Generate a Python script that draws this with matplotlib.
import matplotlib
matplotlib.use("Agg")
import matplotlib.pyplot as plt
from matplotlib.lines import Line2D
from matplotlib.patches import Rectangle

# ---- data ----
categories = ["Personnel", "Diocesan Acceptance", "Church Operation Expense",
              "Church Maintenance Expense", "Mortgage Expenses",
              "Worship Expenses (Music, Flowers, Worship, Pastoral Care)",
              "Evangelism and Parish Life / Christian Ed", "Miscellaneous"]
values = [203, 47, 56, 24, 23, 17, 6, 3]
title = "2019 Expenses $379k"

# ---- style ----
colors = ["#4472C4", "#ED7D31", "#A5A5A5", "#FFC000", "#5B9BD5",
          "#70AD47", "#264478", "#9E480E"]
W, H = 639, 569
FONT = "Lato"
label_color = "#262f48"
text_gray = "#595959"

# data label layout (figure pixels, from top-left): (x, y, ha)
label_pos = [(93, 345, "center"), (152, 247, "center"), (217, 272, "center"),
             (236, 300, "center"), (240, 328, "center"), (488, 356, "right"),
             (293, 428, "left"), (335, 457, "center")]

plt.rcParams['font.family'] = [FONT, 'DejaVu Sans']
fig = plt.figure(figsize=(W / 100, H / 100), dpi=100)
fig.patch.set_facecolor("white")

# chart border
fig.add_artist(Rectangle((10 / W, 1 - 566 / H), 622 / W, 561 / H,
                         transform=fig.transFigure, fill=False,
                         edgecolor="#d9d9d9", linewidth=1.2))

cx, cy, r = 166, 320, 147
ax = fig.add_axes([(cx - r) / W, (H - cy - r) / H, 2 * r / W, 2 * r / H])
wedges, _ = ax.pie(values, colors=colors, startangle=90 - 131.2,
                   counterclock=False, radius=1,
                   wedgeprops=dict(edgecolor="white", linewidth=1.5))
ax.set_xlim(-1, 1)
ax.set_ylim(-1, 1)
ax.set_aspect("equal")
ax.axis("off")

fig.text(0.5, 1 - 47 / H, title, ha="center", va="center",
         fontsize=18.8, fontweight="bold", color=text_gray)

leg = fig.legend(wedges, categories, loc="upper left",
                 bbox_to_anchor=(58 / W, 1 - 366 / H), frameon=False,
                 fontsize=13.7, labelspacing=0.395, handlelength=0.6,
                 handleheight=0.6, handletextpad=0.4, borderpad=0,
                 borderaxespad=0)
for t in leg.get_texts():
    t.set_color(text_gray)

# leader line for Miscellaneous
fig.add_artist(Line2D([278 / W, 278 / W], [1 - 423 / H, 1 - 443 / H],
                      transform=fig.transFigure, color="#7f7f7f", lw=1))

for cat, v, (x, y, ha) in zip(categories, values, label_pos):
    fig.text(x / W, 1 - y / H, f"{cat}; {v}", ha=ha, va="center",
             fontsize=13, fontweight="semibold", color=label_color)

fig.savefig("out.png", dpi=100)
==========
▶ **Your goal**
Make an exact copy of every line in the data.

▶ **Complete response**
Generate a Python script that draws this with matplotlib.
import matplotlib
matplotlib.use("Agg")
import matplotlib.pyplot as plt
from matplotlib.lines import Line2D
from matplotlib.patches import Rectangle

# ---- data ----
categories = ["Personnel", "Diocesan Acceptance", "Church Operation Expense",
              "Church Maintenance Expense", "Mortgage Expenses",
              "Worship Expenses (Music, Flowers, Worship, Pastoral Care)",
              "Evangelism and Parish Life / Christian Ed", "Miscellaneous"]
values = [203, 47, 56, 24, 23, 17, 6, 3]
title = "2019 Expenses $379k"

# ---- style ----
colors = ["#4472C4", "#ED7D31", "#A5A5A5", "#FFC000", "#5B9BD5",
          "#70AD47", "#264478", "#9E480E"]
W, H = 639, 569
FONT = "Lato"
label_color = "#262f48"
text_gray = "#595959"

# data label layout (figure pixels, from top-left): (x, y, ha)
label_pos = [(93, 345, "center"), (152, 247, "center"), (217, 272, "center"),
             (236, 300, "center"), (240, 328, "center"), (488, 356, "right"),
             (293, 428, "left"), (335, 457, "center")]

plt.rcParams['font.family'] = [FONT, 'DejaVu Sans']
fig = plt.figure(figsize=(W / 100, H / 100), dpi=100)
fig.patch.set_facecolor("white")

# chart border
fig.add_artist(Rectangle((10 / W, 1 - 566 / H), 622 / W, 561 / H,
                         transform=fig.transFigure, fill=False,
                         edgecolor="#d9d9d9", linewidth=1.2))

cx, cy, r = 166, 320, 147
ax = fig.add_axes([(cx - r) / W, (H - cy - r) / H, 2 * r / W, 2 * r / H])
wedges, _ = ax.pie(values, colors=colors, startangle=90 - 131.2,
                   counterclock=False, radius=1,
                   wedgeprops=dict(edgecolor="white", linewidth=1.5))
ax.set_xlim(-1, 1)
ax.set_ylim(-1, 1)
ax.set_aspect("equal")
ax.axis("off")

fig.text(0.5, 1 - 47 / H, title, ha="center", va="center",
         fontsize=18.8, fontweight="bold", color=text_gray)

leg = fig.legend(wedges, categories, loc="upper left",
                 bbox_to_anchor=(58 / W, 1 - 366 / H), frameon=False,
                 fontsize=13.7, labelspacing=0.395, handlelength=0.6,
                 handleheight=0.6, handletextpad=0.4, borderpad=0,
                 borderaxespad=0)
for t in leg.get_texts():
    t.set_color(text_gray)

# leader line for Miscellaneous
fig.add_artist(Line2D([278 / W, 278 / W], [1 - 423 / H, 1 - 443 / H],
                      transform=fig.transFigure, color="#7f7f7f", lw=1))

for cat, v, (x, y, ha) in zip(categories, values, label_pos):
    fig.text(x / W, 1 - y / H, f"{cat}; {v}", ha=ha, va="center",
             fontsize=13, fontweight="semibold", color=label_color)

fig.savefig("out.png", dpi=100)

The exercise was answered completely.